Whether it’s a workout, difficult reading, tedious work task, or creative project – when the quitting urge hits, bargain with yourself: “I’ll just do two more minutes.”
After those two minutes, you can renegotiate. Often, you’ll find the resistance passes and you continue much longer.
This works because quitting becomes habitual. Each time you stop when things get tough, you strengthen the neural pathway that says “discomfort = stop.” The two-minute rule interrupts that pattern and builds the opposite pathway: “discomfort = push through.”
I’ve used this during writing blocks. Two minutes often stretches into an hour once momentum builds. The resistance was just a temporary wave I needed to ride out.
Visualization With Adversity Built In
Most visualization practices focus on perfect outcomes. That’s nice, but it doesn’t build mental toughness.
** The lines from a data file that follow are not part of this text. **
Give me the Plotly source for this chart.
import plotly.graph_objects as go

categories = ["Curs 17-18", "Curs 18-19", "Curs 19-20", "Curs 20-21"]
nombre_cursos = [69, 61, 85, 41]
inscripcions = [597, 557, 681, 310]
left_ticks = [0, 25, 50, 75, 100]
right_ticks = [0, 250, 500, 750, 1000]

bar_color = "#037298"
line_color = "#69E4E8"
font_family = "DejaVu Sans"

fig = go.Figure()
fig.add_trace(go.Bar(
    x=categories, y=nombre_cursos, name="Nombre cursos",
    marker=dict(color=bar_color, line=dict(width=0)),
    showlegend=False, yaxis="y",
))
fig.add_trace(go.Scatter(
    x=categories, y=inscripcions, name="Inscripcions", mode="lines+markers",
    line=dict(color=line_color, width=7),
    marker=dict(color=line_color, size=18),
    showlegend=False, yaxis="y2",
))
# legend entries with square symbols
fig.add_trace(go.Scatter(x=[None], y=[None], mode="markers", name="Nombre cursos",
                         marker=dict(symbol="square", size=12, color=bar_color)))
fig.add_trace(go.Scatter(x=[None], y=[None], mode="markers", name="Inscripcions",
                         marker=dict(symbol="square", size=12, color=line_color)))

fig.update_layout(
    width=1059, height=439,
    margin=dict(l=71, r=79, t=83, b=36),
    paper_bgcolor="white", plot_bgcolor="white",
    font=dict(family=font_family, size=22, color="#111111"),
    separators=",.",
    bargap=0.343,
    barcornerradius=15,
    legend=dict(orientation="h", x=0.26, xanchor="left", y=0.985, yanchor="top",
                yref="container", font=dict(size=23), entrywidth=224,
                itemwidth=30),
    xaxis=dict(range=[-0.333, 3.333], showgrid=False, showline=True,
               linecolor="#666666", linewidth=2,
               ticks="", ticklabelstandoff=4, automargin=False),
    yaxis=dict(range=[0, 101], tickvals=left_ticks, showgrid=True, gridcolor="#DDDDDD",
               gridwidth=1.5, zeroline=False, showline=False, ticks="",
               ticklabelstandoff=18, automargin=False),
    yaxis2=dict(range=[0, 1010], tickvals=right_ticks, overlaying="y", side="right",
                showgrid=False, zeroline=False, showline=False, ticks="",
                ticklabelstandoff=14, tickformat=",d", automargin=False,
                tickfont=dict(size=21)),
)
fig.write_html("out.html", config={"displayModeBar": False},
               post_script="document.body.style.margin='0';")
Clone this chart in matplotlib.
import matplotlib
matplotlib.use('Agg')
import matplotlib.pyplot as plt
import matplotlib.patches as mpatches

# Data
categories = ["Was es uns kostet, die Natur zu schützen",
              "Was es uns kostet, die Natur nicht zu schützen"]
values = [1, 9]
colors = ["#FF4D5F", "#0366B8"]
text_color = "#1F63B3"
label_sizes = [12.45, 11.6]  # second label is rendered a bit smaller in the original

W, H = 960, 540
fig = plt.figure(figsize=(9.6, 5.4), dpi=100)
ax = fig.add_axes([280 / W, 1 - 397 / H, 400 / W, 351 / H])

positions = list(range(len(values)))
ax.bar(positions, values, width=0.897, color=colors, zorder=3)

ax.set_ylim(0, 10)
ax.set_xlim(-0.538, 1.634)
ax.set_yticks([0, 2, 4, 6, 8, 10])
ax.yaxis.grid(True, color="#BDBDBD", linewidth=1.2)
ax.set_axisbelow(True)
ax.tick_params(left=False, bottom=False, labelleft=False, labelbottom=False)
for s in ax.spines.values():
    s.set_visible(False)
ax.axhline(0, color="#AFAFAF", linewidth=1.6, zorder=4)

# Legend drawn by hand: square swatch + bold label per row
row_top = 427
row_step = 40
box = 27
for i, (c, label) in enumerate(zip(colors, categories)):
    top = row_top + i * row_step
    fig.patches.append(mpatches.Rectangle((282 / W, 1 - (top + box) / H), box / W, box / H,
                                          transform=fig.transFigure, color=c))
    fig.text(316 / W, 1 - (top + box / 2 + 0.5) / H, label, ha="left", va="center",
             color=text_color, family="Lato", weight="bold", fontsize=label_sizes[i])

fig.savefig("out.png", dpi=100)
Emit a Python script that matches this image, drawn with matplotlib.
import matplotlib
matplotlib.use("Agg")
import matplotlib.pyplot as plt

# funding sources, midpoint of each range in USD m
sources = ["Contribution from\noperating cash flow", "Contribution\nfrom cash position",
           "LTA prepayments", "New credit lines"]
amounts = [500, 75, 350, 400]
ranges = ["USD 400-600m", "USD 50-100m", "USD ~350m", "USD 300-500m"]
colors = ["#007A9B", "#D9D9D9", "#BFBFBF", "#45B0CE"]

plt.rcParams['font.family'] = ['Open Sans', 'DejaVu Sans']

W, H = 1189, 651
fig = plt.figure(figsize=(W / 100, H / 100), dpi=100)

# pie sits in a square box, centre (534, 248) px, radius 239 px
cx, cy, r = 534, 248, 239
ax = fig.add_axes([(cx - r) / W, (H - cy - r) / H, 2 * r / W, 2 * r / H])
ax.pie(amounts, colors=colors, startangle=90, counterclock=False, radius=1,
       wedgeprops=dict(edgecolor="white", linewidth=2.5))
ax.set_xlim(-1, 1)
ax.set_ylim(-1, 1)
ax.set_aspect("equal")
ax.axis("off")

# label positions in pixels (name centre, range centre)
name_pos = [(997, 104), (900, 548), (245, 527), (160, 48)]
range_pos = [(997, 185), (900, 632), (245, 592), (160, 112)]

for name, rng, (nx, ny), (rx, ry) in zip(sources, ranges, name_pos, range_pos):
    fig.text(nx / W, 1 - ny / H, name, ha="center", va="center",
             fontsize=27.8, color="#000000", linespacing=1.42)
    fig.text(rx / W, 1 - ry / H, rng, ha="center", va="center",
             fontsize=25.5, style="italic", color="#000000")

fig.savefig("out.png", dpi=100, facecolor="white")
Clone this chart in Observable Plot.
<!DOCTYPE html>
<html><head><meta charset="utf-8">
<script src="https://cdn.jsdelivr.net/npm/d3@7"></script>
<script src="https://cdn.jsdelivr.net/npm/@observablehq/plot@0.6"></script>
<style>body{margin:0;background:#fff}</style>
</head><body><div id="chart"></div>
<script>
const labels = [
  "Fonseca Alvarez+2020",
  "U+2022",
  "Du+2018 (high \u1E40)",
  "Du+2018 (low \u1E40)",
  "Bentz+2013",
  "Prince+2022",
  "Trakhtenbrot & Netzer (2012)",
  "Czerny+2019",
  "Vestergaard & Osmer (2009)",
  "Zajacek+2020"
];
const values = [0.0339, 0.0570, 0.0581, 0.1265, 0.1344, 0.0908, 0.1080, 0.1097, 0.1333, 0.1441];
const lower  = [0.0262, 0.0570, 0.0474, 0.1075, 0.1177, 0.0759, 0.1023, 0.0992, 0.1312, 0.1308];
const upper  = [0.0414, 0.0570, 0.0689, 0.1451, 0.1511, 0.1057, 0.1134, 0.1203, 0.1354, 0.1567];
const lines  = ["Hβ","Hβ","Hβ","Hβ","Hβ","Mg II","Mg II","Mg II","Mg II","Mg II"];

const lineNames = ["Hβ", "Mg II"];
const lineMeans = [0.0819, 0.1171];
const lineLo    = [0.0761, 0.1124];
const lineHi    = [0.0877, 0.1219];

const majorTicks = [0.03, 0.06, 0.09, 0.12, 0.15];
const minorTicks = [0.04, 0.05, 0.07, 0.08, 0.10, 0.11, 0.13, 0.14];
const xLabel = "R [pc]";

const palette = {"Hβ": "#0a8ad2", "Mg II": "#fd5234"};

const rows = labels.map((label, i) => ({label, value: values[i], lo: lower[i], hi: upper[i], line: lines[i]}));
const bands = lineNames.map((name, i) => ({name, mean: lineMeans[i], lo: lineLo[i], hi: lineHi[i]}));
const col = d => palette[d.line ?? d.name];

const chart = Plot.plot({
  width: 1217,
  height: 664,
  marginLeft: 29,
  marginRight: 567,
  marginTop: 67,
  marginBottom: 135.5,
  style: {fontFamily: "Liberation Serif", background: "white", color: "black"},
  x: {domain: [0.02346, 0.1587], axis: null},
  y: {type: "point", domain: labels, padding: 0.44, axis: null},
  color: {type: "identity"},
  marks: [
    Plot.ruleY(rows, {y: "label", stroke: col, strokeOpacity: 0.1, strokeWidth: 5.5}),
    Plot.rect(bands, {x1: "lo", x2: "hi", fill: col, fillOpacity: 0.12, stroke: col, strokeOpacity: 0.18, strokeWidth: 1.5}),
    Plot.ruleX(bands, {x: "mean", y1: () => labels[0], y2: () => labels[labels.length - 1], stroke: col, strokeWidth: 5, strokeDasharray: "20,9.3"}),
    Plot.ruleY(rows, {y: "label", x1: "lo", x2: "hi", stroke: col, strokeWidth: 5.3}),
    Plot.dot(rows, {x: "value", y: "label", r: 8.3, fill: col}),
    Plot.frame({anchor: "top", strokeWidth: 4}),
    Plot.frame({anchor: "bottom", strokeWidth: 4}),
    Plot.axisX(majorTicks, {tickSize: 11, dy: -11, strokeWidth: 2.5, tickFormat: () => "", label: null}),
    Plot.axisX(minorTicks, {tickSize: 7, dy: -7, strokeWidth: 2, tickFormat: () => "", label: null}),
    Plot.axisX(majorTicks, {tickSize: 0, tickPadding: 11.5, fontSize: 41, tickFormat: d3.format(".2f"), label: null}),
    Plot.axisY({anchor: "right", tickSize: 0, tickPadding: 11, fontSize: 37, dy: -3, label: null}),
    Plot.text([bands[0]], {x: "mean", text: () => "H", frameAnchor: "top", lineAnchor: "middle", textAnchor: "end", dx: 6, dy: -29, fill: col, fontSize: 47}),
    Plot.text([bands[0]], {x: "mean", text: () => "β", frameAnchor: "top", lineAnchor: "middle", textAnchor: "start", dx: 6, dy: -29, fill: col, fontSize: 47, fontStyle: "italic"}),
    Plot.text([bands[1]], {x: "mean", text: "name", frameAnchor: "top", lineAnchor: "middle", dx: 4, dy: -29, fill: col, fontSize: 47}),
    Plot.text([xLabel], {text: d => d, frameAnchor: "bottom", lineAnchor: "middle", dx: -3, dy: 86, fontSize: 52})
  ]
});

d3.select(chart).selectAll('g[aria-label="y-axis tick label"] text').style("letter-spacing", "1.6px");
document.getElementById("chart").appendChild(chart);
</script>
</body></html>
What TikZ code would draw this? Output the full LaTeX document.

Try this instead: Visualize yourself encountering obstacles and working through them.
Spend five minutes each morning imagining: 1. What you’re working toward 2. What specific challenges might arise 3. How you’ll respond when (not if) they appear 4. How it will feel to push through difficulty
For example, if you’re preparing for a presentation, don’t just visualize perfect delivery. Visualize your computer failing, losing your place, audience members looking bored – and see yourself handling each situation with calm determination.
This mental rehearsal of difficulties programs your brain to expect challenges rather than be derailed by them. It’s like a mental fire drill that prepares you for the real thing.

Why This Matters Beyond Just “Success”
Building mental toughness isn’t about becoming a workaholic or pushing yourself to unhealthy extremes. It’s about developing the inner strength to stay true to what matters most to you when life inevitably gets difficult.
The most meaningful pursuits in life – relationships, creative work, personal growth – all require pushing through resistance. Mental toughness training gives you the ability to withstand discomfort for the sake of something more important.
These seven exercises aren’t complicated, but they’re not easy either. Start with just one. Practice it consistently. Notice how the strength you develop transfers to other areas of your life.
Remember that basketball court in January? Mental toughness isn’t built in comfortable moments. It’s forged in the cold mornings when you show up anyway.